• WHAT YOU ARE ASKED TO DO: Restate the whole of the material. Keep every word, and drop the pictures.

■ ■ ■ ■

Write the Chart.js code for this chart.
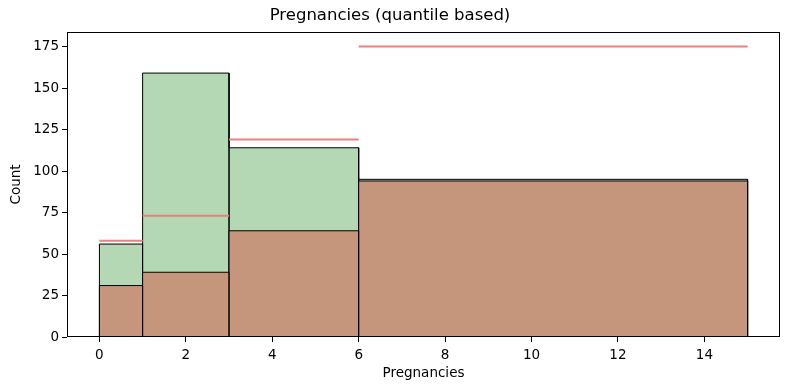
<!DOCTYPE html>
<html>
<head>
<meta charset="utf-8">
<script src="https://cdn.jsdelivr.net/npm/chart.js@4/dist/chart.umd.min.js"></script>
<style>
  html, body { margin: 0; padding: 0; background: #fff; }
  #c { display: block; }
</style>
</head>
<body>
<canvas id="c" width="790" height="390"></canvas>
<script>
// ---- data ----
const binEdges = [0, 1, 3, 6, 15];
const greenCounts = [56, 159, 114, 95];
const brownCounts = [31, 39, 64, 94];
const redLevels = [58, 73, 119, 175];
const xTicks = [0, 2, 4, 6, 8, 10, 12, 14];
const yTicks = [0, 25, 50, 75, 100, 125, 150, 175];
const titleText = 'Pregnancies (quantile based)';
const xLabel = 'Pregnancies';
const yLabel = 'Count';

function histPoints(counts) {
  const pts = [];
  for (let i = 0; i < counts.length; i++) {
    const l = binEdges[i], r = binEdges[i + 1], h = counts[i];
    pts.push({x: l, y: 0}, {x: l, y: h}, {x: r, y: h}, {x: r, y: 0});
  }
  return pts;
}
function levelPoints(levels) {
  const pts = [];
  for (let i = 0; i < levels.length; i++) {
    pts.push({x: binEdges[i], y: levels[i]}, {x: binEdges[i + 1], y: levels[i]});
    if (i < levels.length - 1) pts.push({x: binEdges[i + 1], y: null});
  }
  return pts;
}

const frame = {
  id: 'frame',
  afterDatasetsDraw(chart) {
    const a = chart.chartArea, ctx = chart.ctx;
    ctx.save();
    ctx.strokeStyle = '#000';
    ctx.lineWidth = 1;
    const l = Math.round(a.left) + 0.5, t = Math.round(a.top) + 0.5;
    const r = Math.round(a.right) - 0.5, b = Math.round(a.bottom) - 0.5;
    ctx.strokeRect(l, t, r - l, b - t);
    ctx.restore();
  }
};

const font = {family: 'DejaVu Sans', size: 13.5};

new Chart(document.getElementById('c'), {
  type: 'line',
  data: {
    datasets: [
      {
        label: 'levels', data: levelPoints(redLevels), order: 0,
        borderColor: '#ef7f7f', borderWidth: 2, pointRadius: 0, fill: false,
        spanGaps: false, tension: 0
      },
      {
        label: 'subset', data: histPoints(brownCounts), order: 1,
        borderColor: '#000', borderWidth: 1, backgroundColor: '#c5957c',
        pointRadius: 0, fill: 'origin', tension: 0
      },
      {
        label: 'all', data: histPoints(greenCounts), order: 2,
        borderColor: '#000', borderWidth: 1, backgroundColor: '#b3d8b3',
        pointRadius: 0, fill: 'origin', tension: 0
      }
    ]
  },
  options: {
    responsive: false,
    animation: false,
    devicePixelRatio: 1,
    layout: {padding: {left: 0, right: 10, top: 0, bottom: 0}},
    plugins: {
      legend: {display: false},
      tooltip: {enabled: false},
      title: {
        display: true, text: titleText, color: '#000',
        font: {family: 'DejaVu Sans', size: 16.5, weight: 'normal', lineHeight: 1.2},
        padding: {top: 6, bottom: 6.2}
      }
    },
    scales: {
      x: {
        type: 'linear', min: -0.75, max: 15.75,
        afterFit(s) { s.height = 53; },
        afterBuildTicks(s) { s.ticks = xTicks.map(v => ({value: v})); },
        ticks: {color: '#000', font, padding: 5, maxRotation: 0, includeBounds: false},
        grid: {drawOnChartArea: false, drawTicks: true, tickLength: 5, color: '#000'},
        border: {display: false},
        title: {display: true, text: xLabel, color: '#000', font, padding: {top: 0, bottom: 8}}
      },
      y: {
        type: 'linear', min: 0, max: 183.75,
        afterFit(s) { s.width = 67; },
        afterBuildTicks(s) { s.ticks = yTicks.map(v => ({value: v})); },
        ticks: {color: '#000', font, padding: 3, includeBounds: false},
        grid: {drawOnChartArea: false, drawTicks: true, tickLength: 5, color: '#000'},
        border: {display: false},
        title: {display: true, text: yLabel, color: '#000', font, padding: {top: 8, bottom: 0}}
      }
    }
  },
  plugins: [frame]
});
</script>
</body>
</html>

■ ■ ■ ■

• RESPONSE FOR THIS EXERCISE:
Write the Chart.js code for this chart.
<!DOCTYPE html>
<html>
<head>
<meta charset="utf-8">
<script src="https://cdn.jsdelivr.net/npm/chart.js@4/dist/chart.umd.min.js"></script>
<style>
  html, body { margin: 0; padding: 0; background: #fff; }
  #c { display: block; }
</style>
</head>
<body>
<canvas id="c" width="790" height="390"></canvas>
<script>
// ---- data ----
const binEdges = [0, 1, 3, 6, 15];
const greenCounts = [56, 159, 114, 95];
const brownCounts = [31, 39, 64, 94];
const redLevels = [58, 73, 119, 175];
const xTicks = [0, 2, 4, 6, 8, 10, 12, 14];
const yTicks = [0, 25, 50, 75, 100, 125, 150, 175];
const titleText = 'Pregnancies (quantile based)';
const xLabel = 'Pregnancies';
const yLabel = 'Count';

function histPoints(counts) {
  const pts = [];
  for (let i = 0; i < counts.length; i++) {
    const l = binEdges[i], r = binEdges[i + 1], h = counts[i];
    pts.push({x: l, y: 0}, {x: l, y: h}, {x: r, y: h}, {x: r, y: 0});
  }
  return pts;
}
function levelPoints(levels) {
  const pts = [];
  for (let i = 0; i < levels.length; i++) {
    pts.push({x: binEdges[i], y: levels[i]}, {x: binEdges[i + 1], y: levels[i]});
    if (i < levels.length - 1) pts.push({x: binEdges[i + 1], y: null});
  }
  return pts;
}

const frame = {
  id: 'frame',
  afterDatasetsDraw(chart) {
    const a = chart.chartArea, ctx = chart.ctx;
    ctx.save();
    ctx.strokeStyle = '#000';
    ctx.lineWidth = 1;
    const l = Math.round(a.left) + 0.5, t = Math.round(a.top) + 0.5;
    const r = Math.round(a.right) - 0.5, b = Math.round(a.bottom) - 0.5;
    ctx.strokeRect(l, t, r - l, b - t);
    ctx.restore();
  }
};

const font = {family: 'DejaVu Sans', size: 13.5};

new Chart(document.getElementById('c'), {
  type: 'line',
  data: {
    datasets: [
      {
        label: 'levels', data: levelPoints(redLevels), order: 0,
        borderColor: '#ef7f7f', borderWidth: 2, pointRadius: 0, fill: false,
        spanGaps: false, tension: 0
      },
      {
        label: 'subset', data: histPoints(brownCounts), order: 1,
        borderColor: '#000', borderWidth: 1, backgroundColor: '#c5957c',
        pointRadius: 0, fill: 'origin', tension: 0
      },
      {
        label: 'all', data: histPoints(greenCounts), order: 2,
        borderColor: '#000', borderWidth: 1, backgroundColor: '#b3d8b3',
        pointRadius: 0, fill: 'origin', tension: 0
      }
    ]
  },
  options: {
    responsive: false,
    animation: false,
    devicePixelRatio: 1,
    layout: {padding: {left: 0, right: 10, top: 0, bottom: 0}},
    plugins: {
      legend: {display: false},
      tooltip: {enabled: false},
      title: {
        display: true, text: titleText, color: '#000',
        font: {family: 'DejaVu Sans', size: 16.5, weight: 'normal', lineHeight: 1.2},
        padding: {top: 6, bottom: 6.2}
      }
    },
    scales: {
      x: {
        type: 'linear', min: -0.75, max: 15.75,
        afterFit(s) { s.height = 53; },
        afterBuildTicks(s) { s.ticks = xTicks.map(v => ({value: v})); },
        ticks: {color: '#000', font, padding: 5, maxRotation: 0, includeBounds: false},
        grid: {drawOnChartArea: false, drawTicks: true, tickLength: 5, color: '#000'},
        border: {display: false},
        title: {display: true, text: xLabel, color: '#000', font, padding: {top: 0, bottom: 8}}
      },
      y: {
        type: 'linear', min: 0, max: 183.75,
        afterFit(s) { s.width = 67; },
        afterBuildTicks(s) { s.ticks = yTicks.map(v => ({value: v})); },
        ticks: {color: '#000', font, padding: 3, includeBounds: false},
        grid: {drawOnChartArea: false, drawTicks: true, tickLength: 5, color: '#000'},
        border: {display: false},
        title: {display: true, text: yLabel, color: '#000', font, padding: {top: 8, bottom: 0}}
      }
    }
  },
  plugins: [frame]
});
</script>
</body>
</html>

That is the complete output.